Campaign seeks to bring Amazon headquarters to Connecticut

UConn students can help this grassroots movement by signing the online petition, forwarding it to friends, reaching out to their Connecticut representatives in a show of support and spreading the message on social media, according to Radmanovic’s website. (Amar Batra/The Daily Campus)

University of Connecticut students can now support a grassroots campaign that aims to rally support around Connecticut’s bid to bring Amazon’s secondary headquarters in North America  to the state.

According to Amazon’s official press release, the company plans to spend $5 billion to construct a secondary headquarters that will bring 50,000 high-paying office jobs. Amazon announced on Sept. 7 that they will entertain proposals from states and cities for this headquarters.

“We expect (the secondary headquarters) to be a full equal to our Seattle headquarters,” Amazon founder and CEO Jeff Bezos said.

Reading, Conn. resident Daniel Radmanovic said he founded the Amazon to Connecticut campaign in an attempt to rally support around the idea of the new Amazon headquarters locating in Connecticut.

UConn students can help this grassroots movement by signing the online petition, forwarding it to friends, reaching out to their Connecticut representatives in a show of support and spreading the message on social media, according to Radmanovic’s website.

“By having the support of Connecticut universities, we can hopefully get more signatures,” Radmanovic said in an email. “The more signatures, the better chance a campaign like this gets noticed by Amazon.”

Radmanovic added that the Amazon to Connecticut campaign urges students to show their support with the hashtag #AmazonHQ2CT.

The website, www.amazonhq2ct.org hosts a petition with a goal of 100,000 signatures. Although the campaign only has 61 signatures currently, Radmanovic said he hopes that it will gain enough support before next year to be noticed by Amazon executives.

First-semester engineering student Alexandra Porczak said that Connecticut’s proposals give her hope.

“It’s hard for someone in the field of science and technology to find a job right out of college, especially in Connecticut,” Porczak said. “But I am hopeful that if Amazon chooses Connecticut, they will provide opportunities for people like me.”

Seventh-semester political science major Mike LaPorte said he is not as hopeful for Amazon’s possible Connecticut development.

“It would be nice if they came, but if they came, they probably wouldn’t last very long because the business climate here is so negative and hostile,” LaPorte said. “If we want to bring Amazon here, we have to make sure that they can actually grow.”

Connecticut Governor Dannel Malloy and Hartford Mayor Luke Bronin have teamed up to submit a proposal to Amazon pitching the greater Hartford area as “cutting edge,” Malloy said in a press conference on Thursday.

“Our communities have long been at the forefront of American innovation and ingenuity, and are leaders nationwide in education, quality of life and culture – at the crossroads of New England,” East Hartford Mayor Marcia Leclerc said. “Amazon’s HQ2 will be a great benefit to our state as a whole, bringing exciting new opportunities for growth and collaboration across our region.”
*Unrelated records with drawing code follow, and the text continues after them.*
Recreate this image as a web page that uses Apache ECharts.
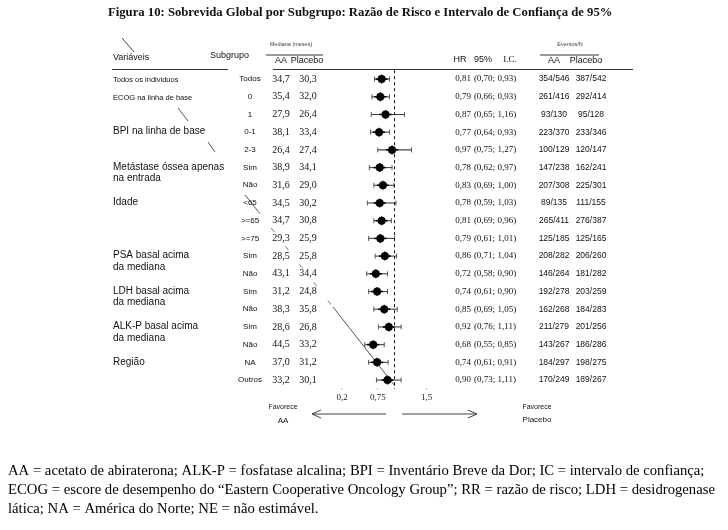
<!DOCTYPE html>
<html>
<head>
<meta charset="utf-8">
<script src="https://cdn.jsdelivr.net/npm/echarts@6/dist/echarts.min.js"></script>
<style>html,body{margin:0;padding:0;background:#fff}#c{width:728px;height:530px}</style>
</head>
<body>
<div id="c"></div>
<script>
// ---- data ----
var subgroups = ['Todos','0','1','0-1','2-3','Sim','Não','<65','>=65','>=75','Sim','Não','Sim','Não','Sim','Não','NA','Outros'];
var medianAA = ['34,7','35,4','27,9','38,1','26,4','38,9','31,6','34,5','34,7','29,3','28,5','43,1','31,2','38,3','28,6','44,5','37,0','33,2'];
var medianPlacebo = ['30,3','32,0','26,4','33,4','27,4','34,1','29,0','30,2','30,8','25,9','25,8','34,4','24,8','35,8','26,8','33,2','31,2','30,1'];
var hr = [0.81,0.79,0.87,0.77,0.97,0.78,0.83,0.78,0.81,0.79,0.86,0.72,0.74,0.85,0.92,0.68,0.74,0.90];
var ciLow = [0.70,0.66,0.65,0.64,0.75,0.62,0.69,0.59,0.69,0.61,0.71,0.58,0.61,0.69,0.76,0.55,0.61,0.73];
var ciHigh = [0.93,0.93,1.16,0.93,1.27,0.97,1.00,1.03,0.96,1.01,1.04,0.90,0.90,1.05,1.11,0.85,0.91,1.11];
var eventsAA = ['354/546','261/416','93/130','223/370','100/129','147/238','207/308','89/135','265/411','125/185','208/282','146/264','192/278','162/268','211/279','143/267','184/297','170/249'];
var eventsPlacebo = ['387/542','292/414','95/128','233/346','120/147','162/241','225/301','111/155','276/387','125/165','206/260','181/282','203/259','184/283','201/256','186/286','198/275','189/267'];
var variableNames = ['Todos os individuos','ECOG na linha de base','BPI na linha de base','Metástase óssea apenas\nna entrada','Idade','PSA basal acima\nda mediana','LDH basal acima\nda mediana','ALK-P basal acima\nda mediana','Região'];
var variableRows = [0,1,3,5,7,10,12,14,16];
var axisTicks = [0.2, 0.75, 1.5];
var axisTickLabels = ['0,2','0,75','1,5'];

function fmt(v){ return v.toFixed(2).replace('.', ','); }

var rowIdx = subgroups.map(function(_, i){ return i; });
var SANS = 'Liberation Sans, Arial, sans-serif';
var SERIF = 'Liberation Serif, Times New Roman, serif';

function textSeries(colX, texts, font, align, color){
  return {
    type: 'custom', xAxisIndex: 1, yAxisIndex: 1, silent: true,
    data: texts.map(function(t, i){ return [colX, i]; }),
    renderItem: function(params, api){
      var i = params.dataIndex;
      var p = api.coord([colX, i]);
      return {type: 'text', x: p[0], y: p[1], style: {text: texts[i], font: font, align: align || 'center', verticalAlign: 'middle', fill: color || '#111'}};
    }
  };
}

var chart = echarts.init(document.getElementById('c'), null, {renderer: 'canvas'});

var gridTop = 70.2, gridH = 318.7;

var series = [];
// forest plot
series.push({
  type: 'custom', xAxisIndex: 0, yAxisIndex: 0, silent: true,
  data: rowIdx.map(function(i){ return [hr[i], i, ciLow[i], ciHigh[i]]; }),
  renderItem: function(params, api){
    var i = params.dataIndex;
    var pc = api.coord([api.value(0), i]);
    var pl = api.coord([api.value(2), i]);
    var ph = api.coord([api.value(3), i]);
    var y = pc[1];
    return {type: 'group', children: [
      {type: 'line', shape: {x1: pl[0], y1: y, x2: ph[0], y2: y}, style: {stroke: '#444', lineWidth: 1.1}},
      {type: 'line', shape: {x1: pl[0], y1: y - 2.5, x2: pl[0], y2: y + 2.5}, style: {stroke: '#555', lineWidth: 1}},
      {type: 'line', shape: {x1: ph[0], y1: y - 2.5, x2: ph[0], y2: y + 2.5}, style: {stroke: '#555', lineWidth: 1}},
      {type: 'line', shape: {x1: pc[0] - 6, y1: y, x2: pc[0] + 6, y2: y}, style: {stroke: '#000', lineWidth: 1.6}},
      {type: 'circle', shape: {cx: pc[0], cy: y, r: 4}, style: {fill: '#000'}},
      {type: 'line', shape: {x1: pc[0], y1: y - 4.5, x2: pc[0], y2: y + 4.5}, style: {stroke: '#000', lineWidth: 1.2}}
    ]};
  },
  markLine: {
    silent: true, symbol: 'none', label: {show: false},
    lineStyle: {type: [3, 3], color: '#111', width: 1},
    data: [{xAxis: 1}]
  }
});

// variable labels
series.push({
  type: 'custom', xAxisIndex: 1, yAxisIndex: 1, silent: true,
  data: variableRows.map(function(r){ return [113, r]; }),
  renderItem: function(params, api){
    var k = params.dataIndex;
    var p = api.coord([113, variableRows[k]]);
    var small = k < 2;
    var fs = small ? 7.5 : 10;
    return {type: 'text', x: p[0], y: p[1] - fs * 0.62, style: {text: variableNames[k], font: fs + 'px ' + SANS, align: 'left', verticalAlign: 'top', lineHeight: 11.5, fill: '#111'}};
  }
});
series.push(textSeries(250, subgroups, '8px ' + SANS, 'center', '#111'));
series.push(textSeries(281, medianAA, '10px ' + SERIF));
series.push(textSeries(308, medianPlacebo, '10px ' + SERIF));
series.push(textSeries(463, hr.map(fmt), '9px ' + SERIF));
series.push(textSeries(495, rowIdx.map(function(i){ return '(' + fmt(ciLow[i]) + '; ' + fmt(ciHigh[i]) + ')'; }), '9px ' + SERIF));
series.push(textSeries(554, eventsAA, '8.5px ' + SANS));
series.push(textSeries(591, eventsPlacebo, '8.5px ' + SANS));

function txt(x, y, s, font, align, color){
  return {type: 'text', x: x, y: y, silent: true, style: {text: s, font: font, align: align || 'left', verticalAlign: 'middle', fill: color || '#111'}};
}
function ln(x1, y1, x2, y2, color, w, dash){
  return {type: 'line', silent: true, shape: {x1: x1, y1: y1, x2: x2, y2: y2}, style: {stroke: color || '#333', lineWidth: w || 1, lineDash: dash || null}};
}

var graphics = [
  // headers
  txt(113, 58, 'Variáveis', '9px ' + SANS),
  txt(210, 56, 'Subgrupo', '9px ' + SANS),
  txt(291, 44, 'Mediana (meses)', '5.5px ' + SANS, 'center', '#444'),
  ln(266, 55, 323, 55, '#333', 1),
  txt(281, 61, 'AA', '9px ' + SANS, 'center'),
  txt(307, 61, 'Placebo', '9px ' + SANS, 'center'),
  txt(460, 60, 'HR', '9px ' + SANS, 'center'),
  txt(483, 60, '95%', '9px ' + SANS, 'center'),
  txt(510, 60, 'I.C.', '9px ' + SERIF, 'center'),
  txt(570, 44, 'Eventos/N', '5.5px ' + SANS, 'center', '#444'),
  ln(540, 55, 599, 55, '#333', 1),
  txt(554, 61, 'AA', '9px ' + SANS, 'center'),
  txt(586, 61, 'Placebo', '9px ' + SANS, 'center'),
  ln(112, 69.5, 228, 69.5, '#333', 1),
  ln(273, 69.5, 633, 69.5, '#333', 1),
  // favours
  txt(283, 407, 'Favorece', '7px ' + SANS, 'center'),
  txt(283, 421, 'AA', '8px ' + SANS, 'center'),
  ln(386, 414, 312, 414, '#444', 1),
  {type: 'polyline', silent: true, shape: {points: [[321, 410], [312, 414], [321, 418]]}, style: {stroke: '#444', lineWidth: 1, fill: null}},
  ln(402, 414, 477, 414, '#444', 1),
  {type: 'polyline', silent: true, shape: {points: [[468, 410], [477, 414], [468, 418]]}, style: {stroke: '#444', lineWidth: 1, fill: null}},
  txt(537, 407, 'Favorece', '7px ' + SANS, 'center'),
  txt(537, 420, 'Placebo', '8px ' + SANS, 'center'),
  // pen strokes on the original scan
  ln(122, 38, 134, 52, '#444', 1),
  ln(178, 108, 188, 121, '#555', 1),
  ln(208, 142, 215, 152, '#555', 1),
  ln(245, 195, 257, 210, '#555', 1),
  ln(257, 210, 333, 307, '#777', 1, [5, 18]),
  ln(333, 307, 395, 386, '#555', 1),
  // footnote
  {type: 'text', silent: true, x: 8, y: 462, scaleX: 0.98, style: {
    text: 'AA = acetato de abiraterona; ALK-P = fosfatase alcalina; BPI = Inventário Breve da Dor; IC = intervalo de confiança;\nECOG = escore de desempenho do \u201cEastern Cooperative Oncology Group\u201d; RR = razão de risco; LDH = desidrogenase\nlática; NA = América do Norte; NE = não estimável.',
    font: '15px ' + SERIF, lineHeight: 19, fill: '#000', align: 'left', verticalAlign: 'top'}}
];

chart.setOption({
  animation: false,
  backgroundColor: '#fff',
  title: {text: 'Figura 10: Sobrevida Global por Subgrupo: Razão de Risco e Intervalo de Confiança de 95%', left: 108, top: 6, padding: 0,
    textStyle: {fontFamily: SERIF, fontWeight: 'bold', fontSize: 12.7, color: '#111'}},
  grid: [
    {left: 329, width: 130, top: gridTop, height: gridH},
    {left: 0, width: 728, top: gridTop, height: gridH}
  ],
  xAxis: [
    {type: 'value', gridIndex: 0, min: 0, max: 2, interval: 0.05,
      axisLine: {show: false}, axisTick: {show: false}, splitLine: {show: false},
      axisLabel: {margin: -1, interval: 0, showMinLabel: true, showMaxLabel: true,
        formatter: function(v){
          for (var k = 0; k < axisTicks.length; k++) {
            if (Math.abs(v - axisTicks[k]) < 1e-6) return '{t|\'}\n{l|' + axisTickLabels[k] + '}';
          }
          return '';
        },
        rich: {t: {fontSize: 7, lineHeight: 5, color: '#555', fontFamily: SERIF}, l: {fontSize: 9, lineHeight: 10, color: '#222', fontFamily: SERIF}}
      }},
    {type: 'value', gridIndex: 1, min: 0, max: 728, show: false}
  ],
  yAxis: [
    {type: 'category', gridIndex: 0, data: subgroups.map(function(s, i){ return String(i); }), inverse: true, show: false},
    {type: 'category', gridIndex: 1, data: subgroups.map(function(s, i){ return String(i); }), inverse: true, show: false}
  ],
  series: series,
  graphic: graphics
});
</script>
</body>
</html>
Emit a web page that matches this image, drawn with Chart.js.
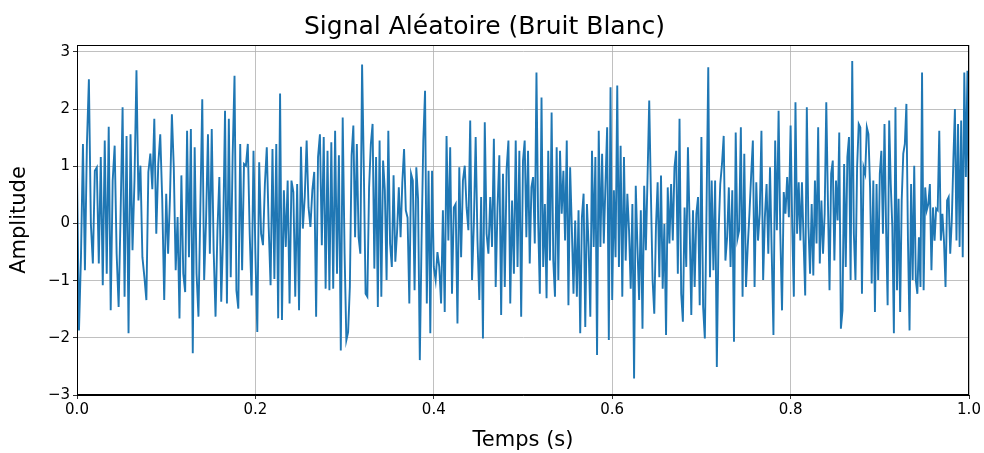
<!DOCTYPE html>
<html>
<head>
<meta charset="utf-8">
<script src="https://cdn.jsdelivr.net/npm/chart.js@4/dist/chart.umd.min.js"></script>
<style>
  html, body { margin: 0; padding: 0; background: #fff; }
  #wrap { width: 984px; height: 453px; }
</style>
</head>
<body>
<div id="wrap"><canvas id="c" width="984" height="453"></canvas></div>
<script>
// amplitude, one array per 0.1 s of signal
const seg0 = [0.92, -1.87, -0.59, 1.39, -0.82, 1.39, 2.52, -0.01, -0.70, 0.92, 0.98, -0.70, 1.16, -1.08, 1.45, -0.88, 1.69, -1.52, 0.75, 1.36, -0.53, -1.46, 0.17, 2.03, -1.28, 1.53, -1.92, 1.56, -0.47, 0.75, 2.68, 0.40, 1.01, -0.59, -0.94, -1.34, 0.90, 1.22, 0.60, 1.83, -0.18, 1.04, 1.56, 0.40, -1.34];
const seg1 = [0.52, -0.53, 0.46, 1.91, 0.98, -0.82, 0.11, -1.66, 0.84, -0.88, -1.20, 1.62, -0.59, 1.65, -2.27, 1.33, -0.88, -1.63, 0.28, 2.17, -0.99, 0.05, 1.56, -0.53, 1.65, -0.47, -1.63, -0.12, 0.81, -1.37, -0.18, 1.97, -1.40, 1.83, -0.94, 1.16, 2.58, -1.17, -1.49, 1.39, -0.82, 1.04, 1.01, 1.39, -0.18, -1.26, 1.27];
const seg2 = [-0.53, -1.90, 1.07, -0.18, -0.38, 0.69, 1.33, -0.06, -1.08, 1.30, -0.97, 1.39, -1.66, 2.27, -1.69, 0.58, -0.41, 0.75, -1.40, 0.75, 0.55, -1.28, 0.69, -1.52, 1.34, -0.09, 0.46, 1.45, 0.28, -0.06, 0.58, 0.90, -1.63, 1.16, 1.56, -0.38, 1.51, -1.14, 1.27, -1.17, 1.42, -1.14, 1.62, -0.88, 1.19, -2.22, 1.85];
const seg3 = [-0.53, -2.04, -1.90, -1.11, 1.19, 1.71, -0.24, 1.39, -0.24, -0.53, 2.78, 0.92, -1.23, -1.28, 0.63, 1.39, 1.74, -0.79, 1.16, -1.46, 1.45, -1.28, 1.10, 0.58, -0.99, 1.62, -0.35, -0.76, 0.84, -0.67, -0.15, 0.63, -0.24, 0.72, 1.30, 0.23, 0.10, -1.40, 0.87, 0.75, -1.17, 0.98, 0.43, -2.39, -0.30, 1.45, 2.32, -1.40, 0.92, -1.92, 0.92];
const seg4 = [-0.76, -0.99, -0.50, -0.76, -1.40, 0.23, -1.55, 1.53, -0.30, 1.33, -1.23, 0.28, 0.34, -1.75, 0.98, -0.59, 0.75, 1.01, 0.28, -0.12, 1.80, -0.99, -0.01, 1.51, -0.30, -1.34, 0.46, -2.01, 1.77, -0.18, -0.53, 0.46, -0.41, 1.48, -1.11, 0.28, 1.19, -1.60, 0.87, -1.11, 0.95, 1.45, -1.40, 0.40, -0.88, 1.45, -0.76, 1.27, -1.63];
const seg5 = [1.10, 1.45, -0.24, 1.27, -0.70, 0.63, 0.81, -0.35, 2.64, 0.05, -1.23, 2.20, -0.76, 0.34, -1.31, 1.27, -0.65, 1.94, -0.65, -1.28, 1.33, -0.99, 1.27, 0.17, 0.92, -0.30, 1.45, -1.43, 0.98, -0.06, -1.23, 0.05, -1.28, 0.23, -1.92, 0.11, 0.52, -1.81, 0.34, -0.41, -1.63, 1.27, -0.41, 1.16, -2.30, 1.62, -0.41, 1.22, -0.35, 0.69, 1.68, -2.04, 2.38];
const seg6 = [-1.34, 0.58, -0.59, 2.41, -0.76, 1.36, -1.28, 1.16, -0.65, 0.52, -0.12, -1.14, 0.34, -2.71, 0.66, -0.41, -1.34, 0.23, -1.84, 0.66, -0.47, 0.81, 2.15, 0.52, -0.99, -1.58, -0.06, 0.72, -0.94, 0.84, -1.14, -0.01, -1.95, 0.63, -0.35, 0.69, -0.30, 0.98, 1.27, -0.88, 1.83, -1.23, -1.72, 0.28, -0.76, 1.33, -0.01, -1.60, 0.23, -1.11, 0.17, 0.46, -1.43];
const seg7 = [1.51, -1.46, -2.01, 0.28, 2.73, -0.94, 0.75, -0.82, 0.75, -2.51, -0.18, 0.69, 1.04, 1.53, -0.65, -0.24, 0.63, -0.76, 0.58, -2.07, 1.59, -0.27, -0.12, 1.68, -1.28, 1.22, -1.11, -0.41, 0.17, 0.84, 1.45, -1.11, 0.72, -0.30, 0.17, 1.62, -0.99, 0.11, 0.69, -0.53, 0.98, -0.53, -1.95, 1.45, -0.12, 1.97, -0.18, -1.52, 0.55, 0.17, 0.81, 0.11];
const seg8 = [1.71, -0.06, -1.28, 2.12, -0.18, 0.72, -0.30, 0.72, -0.30, -1.26, 2.03, -0.06, -0.88, 0.34, -0.91, 0.75, -0.35, 1.68, -0.70, 0.40, -0.53, 0.17, 2.12, 0.40, -1.17, 0.87, 1.10, -0.65, 0.75, 0.05, 1.59, -1.84, -1.52, 1.04, -0.76, 1.16, 1.51, -0.99, 2.84, -0.18, -0.99, 0.98, 1.74, 1.68, -1.23, 0.98, 0.87, 1.68, 1.56, 0.63, -1.05, 0.75, -1.55, 0.69, -0.99];
const seg9 = [0.87, 1.27, -0.18, 1.74, -0.06, -1.43, 1.80, 0.69, -0.06, -1.92, 2.03, -1.17, 0.43, -1.55, 0.40, 1.22, 1.39, 2.09, -0.30, -1.87, 0.69, -0.99, 1.01, -0.99, -1.23, -0.24, -1.11, 2.64, -1.17, 0.63, 0.23, 0.34, 0.69, -0.82, 0.28, -0.30, 0.26, 0.23, 1.62, -0.30, 0.17, -0.30, -1.11, 0.40, 0.46, -0.53, 0.05, 1.10, 2.00, -0.30, 1.74, -0.41, 1.80, -0.59, 2.64, 0.81, 2.67, -0.82];

const segments = [seg0, seg1, seg2, seg3, seg4, seg5, seg6, seg7, seg8, seg9];
const segLength = 0.1;

const xTicks = [0, 0.2, 0.4, 0.6, 0.8, 1.0];
const yTicks = [-3, -2, -1, 0, 1, 2, 3];

const points = [];
segments.forEach((seg, k) => {
  const last = k === segments.length - 1;
  seg.forEach((v, j) => {
    const frac = last ? j / (seg.length - 1) : j / seg.length;
    points.push({x: (k + frac) * segLength, y: v});
  });
});

const font = 'DejaVu Sans';

// top and right spines like matplotlib
const frame = {
  id: 'frame',
  afterDatasetsDraw(chart) {
    const {ctx, chartArea: a} = chart;
    ctx.save();
    ctx.strokeStyle = '#000';
    ctx.lineWidth = 1;
    ctx.strokeRect(a.left + 0.5, a.top + 0.5, a.right - a.left - 1, a.bottom - a.top - 1);
    ctx.restore();
  }
};

new Chart(document.getElementById('c'), {
  type: 'line',
  data: {
    datasets: [{
      data: points,
      borderColor: '#1f77b4',
      borderWidth: 1.9,
      pointRadius: 0,
      tension: 0
    }]
  },
  options: {
    responsive: false,
    animation: false,
    layout: {padding: {left: 0, right: 15, top: 0, bottom: 0}},
    plugins: {
      legend: {display: false},
      tooltip: {enabled: false},
      title: {
        display: true,
        text: 'Signal Aléatoire (Bruit Blanc)',
        color: '#000',
        font: {family: font, size: 25, weight: 'normal'},
        padding: {top: 12, bottom: 3}
      }
    },
    scales: {
      x: {
        type: 'linear',
        min: 0,
        max: 1,
        afterBuildTicks: (scale) => { scale.ticks = xTicks.map(v => ({value: v})); },
        afterFit: (scale) => { scale.height = 58; },
        ticks: {
          color: '#000',
          font: {family: font, size: 15},
          padding: 2,
          maxRotation: 0,
          callback: (v) => v.toFixed(1)
        },
        grid: {color: '#b0b0b0', lineWidth: 0.8, tickColor: '#000', tickLength: 4},
        border: {display: true, color: '#000', width: 1},
        title: {
          display: true,
          text: 'Temps (s)',
          color: '#000',
          font: {family: font, size: 21},
          padding: {top: 2, bottom: 0}
        }
      },
      y: {
        type: 'linear',
        min: -3,
        max: 3.12,
        afterBuildTicks: (scale) => { scale.ticks = yTicks.map(v => ({value: v})); },
        afterFit: (scale) => { scale.width = 77; },
        ticks: {
          color: '#000',
          font: {family: font, size: 15},
          padding: 3,
          callback: (v) => v < 0 ? '\u2212' + Math.abs(v) : String(v)
        },
        grid: {color: '#b0b0b0', lineWidth: 0.8, tickColor: '#000', tickLength: 4},
        border: {display: true, color: '#000', width: 1},
        title: {
          display: true,
          text: 'Amplitude',
          color: '#000',
          font: {family: font, size: 21},
          padding: {top: 7, bottom: 0}
        }
      }
    }
  },
  plugins: [frame]
});
</script>
</body>
</html>
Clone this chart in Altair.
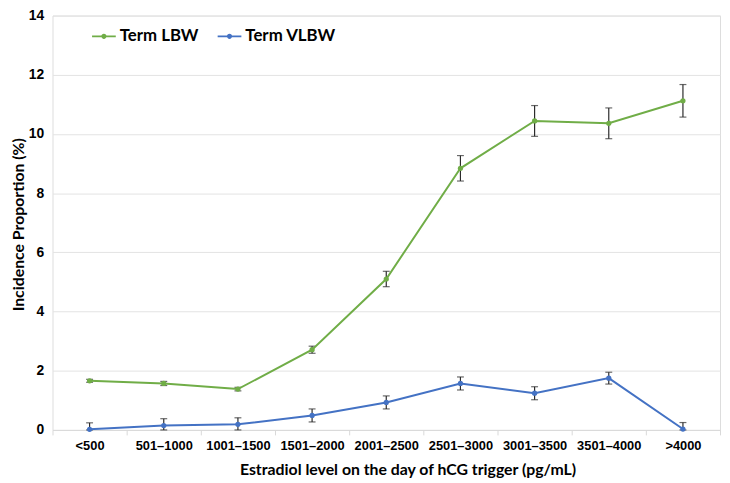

Other proposals from Connecticut include a partnership between Bridgeport and New Haven and a secondary state proposal from Malloy for his hometown of Stamford, according to the Hartford Courant. Bronin said that an Amazon location anywhere in Connecticut would be a win for the entire state.

Amazon is actively seeking urban or suburban locations with the potential to attract and retain strong technical talent, according to their press release.

“There are close to 130,000 full time students at 45 colleges and universities throughout the state,” Radmanovic said. “This represents the future workforce for Amazon to continue to help them build and grow. “

Radmanovic said that Connecticut’s standing as an economic “underdog” could be beneficial to Amazon accepting the bids which state officials offered.

“Yes, there are fiscal issues with the state,” Radmanovic said. “But Jeff Bezos is used to looking at struggling companies and acquiring them and turning them around (like the Washington Post.)”

Yesterday was the final day for bids to be submitted, and a decision won’t be made until early next year, Amazon executives told The Washington Post.

“Amazon will now review and make their decision in early 2018, so gaining support for the campaign between now and the end of the year is huge,” Radanovic said. “This would be big for the state as 50,000 jobs could come here, which would mean even more potential jobs for UConn grads.”

Radmanovic said that he hopes Amazon will help pull the state out of its financial issues, as long as the public supports it and is interested.

“Rather than say Amazon would never come here because we have all these fiscal problems, or just rely on our state and local representatives to put the proposal through, why not drum up support to show Amazon that we want them here and are excited to have them?” Radmanovic said. “The news is so negative these days, and I feel people have become negative or disenfranchised. This is a way to actually turn around the negativity and start rooting for something.”